Edgar Allan Poe -- "The Murders in the Rue Morgue"

Poe's opinion on this matter is more common than you might expect. It's not unusual to hear masters of both chess and checkers (draughts) to admit that they prefer the latter. So why does chess get all the respect? Why do you never see a criminal mastermind or a Bond villain playing in a checkers tournament?

Part of the problem is that we learn the game as children so we tend to think of it as a children's game. We focus on how simple the rules are and miss how much complexity and subtlety you can get out of those rules.

Chess derives most of its complexity through differentiated pieces; with checkers the complexity comes from the interaction between pieces. The result is a series of elegant graph problems where the viable paths change with each move of your opponent. To draw an analogy with chess, imagine if moving your knight could allow your opponent's bishop to move like a rook. Add to that the potential for traps and manipulation that come with forced capture and you have one of the most remarkable games of all time.

There have been any number of checkers variants.* You could even argue that all checkers games are variants since, unlike chess, there is no single, internationally recognized version. Here are some of the best and best-known.

Spanish Checkers

Considered by many connoisseurs to be the best of the national variants. It is distinguished from the American version by a queen's (analogous to a king) ability to jump long. This makes a queen powerful but, since captures are mandatory, easier to capture.

Dama (Turkish Checkers)

Also known as Greek checkers. In this variant, pieces move vertically and horizontally instead of diagonally. Among other things this doubles the playing field.

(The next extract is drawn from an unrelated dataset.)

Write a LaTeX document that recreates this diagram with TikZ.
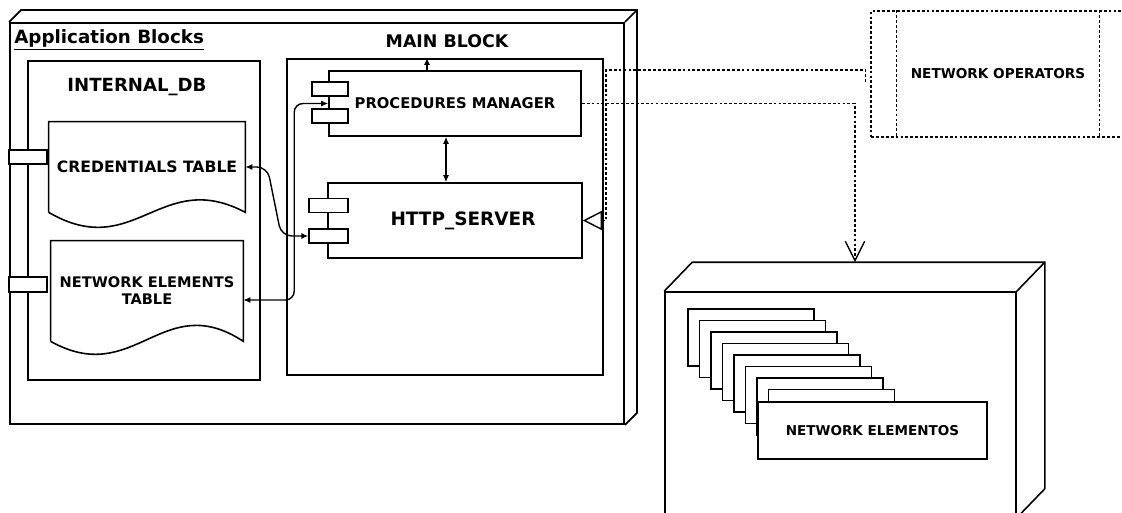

This variant was invented by the second World Chess Champion Emanuel Lasker. It's worth noting that Lasker (who is considered one of the best chess players of all time) would look to checkers when designing his own game.

In Lasca, captured pieces are added to the bottom of columns controlled by whichever player has the top piece. Since jumping only captures the piece on top of the column, players have to take into account not only position but also height and position.

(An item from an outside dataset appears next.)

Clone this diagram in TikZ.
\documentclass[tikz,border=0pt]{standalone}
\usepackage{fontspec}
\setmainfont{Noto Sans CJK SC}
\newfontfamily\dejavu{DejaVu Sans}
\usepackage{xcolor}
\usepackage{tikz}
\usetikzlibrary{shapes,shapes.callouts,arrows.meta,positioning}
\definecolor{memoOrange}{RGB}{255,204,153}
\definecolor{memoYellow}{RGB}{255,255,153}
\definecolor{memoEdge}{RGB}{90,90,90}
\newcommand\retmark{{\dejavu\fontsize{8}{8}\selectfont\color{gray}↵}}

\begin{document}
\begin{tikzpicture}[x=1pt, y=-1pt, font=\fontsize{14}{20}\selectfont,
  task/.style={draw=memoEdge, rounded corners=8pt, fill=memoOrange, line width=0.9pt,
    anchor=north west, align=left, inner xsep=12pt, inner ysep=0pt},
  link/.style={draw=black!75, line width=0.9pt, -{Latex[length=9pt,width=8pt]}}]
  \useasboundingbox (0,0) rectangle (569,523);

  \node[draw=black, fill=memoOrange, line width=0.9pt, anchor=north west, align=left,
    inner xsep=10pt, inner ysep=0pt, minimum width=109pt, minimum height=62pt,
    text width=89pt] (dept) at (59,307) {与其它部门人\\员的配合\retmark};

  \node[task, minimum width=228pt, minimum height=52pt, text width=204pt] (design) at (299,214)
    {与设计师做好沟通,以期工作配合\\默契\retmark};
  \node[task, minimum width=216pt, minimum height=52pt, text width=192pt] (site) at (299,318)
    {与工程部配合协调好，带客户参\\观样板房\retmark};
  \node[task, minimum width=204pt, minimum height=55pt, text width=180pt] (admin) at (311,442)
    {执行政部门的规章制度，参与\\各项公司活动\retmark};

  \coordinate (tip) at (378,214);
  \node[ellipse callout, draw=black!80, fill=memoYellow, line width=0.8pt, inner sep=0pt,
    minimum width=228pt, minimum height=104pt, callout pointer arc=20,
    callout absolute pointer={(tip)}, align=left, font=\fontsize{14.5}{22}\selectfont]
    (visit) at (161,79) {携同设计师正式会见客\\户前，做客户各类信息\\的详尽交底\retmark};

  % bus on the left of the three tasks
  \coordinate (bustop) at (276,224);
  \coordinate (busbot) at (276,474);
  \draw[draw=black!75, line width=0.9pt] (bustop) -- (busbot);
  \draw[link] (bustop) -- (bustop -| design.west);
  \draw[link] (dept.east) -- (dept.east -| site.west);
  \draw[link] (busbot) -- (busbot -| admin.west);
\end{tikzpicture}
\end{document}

You can get a detailed write-up by following the link or you can see Lasker's original patent application here. He comes off as rather immodest, but he was the world's best chess player and a close friend of Einstein so I guess we can let him slide.

Misère checkers

This one you probably know as suicide or give-away checkers. The object is either to lose all your pieces or have them blocked so that you can't move.

Endless Checkers (or whatever the damned thing is called)

I'm certain I've read about this somewhere though I can't seem to find any record of it. Here, when a piece reaches the last it can move to an appropriate space on the first row (think of a board wrapped around a cylinder). There are no kings in endless checkers.

I have a feeling I'm missing something. Any suggestions?

* Including one I'm particularly fond of, but that's a topic for another post.

1 comment:

  1. Dama seems very interesting. It seems much more standoff-ish, because so many movements are blocked by other pieces. The setup allows for every square to be used, instead of half (as you noted). Because of this, you can jam all your pieces together and really clog the board up, but that creates opportunities for a lot of new strategies.

    I'm going to try playing this with friends sometime. I usually play Online Checkers and I doubt I can find a version of that on the internet, but I'll try that too.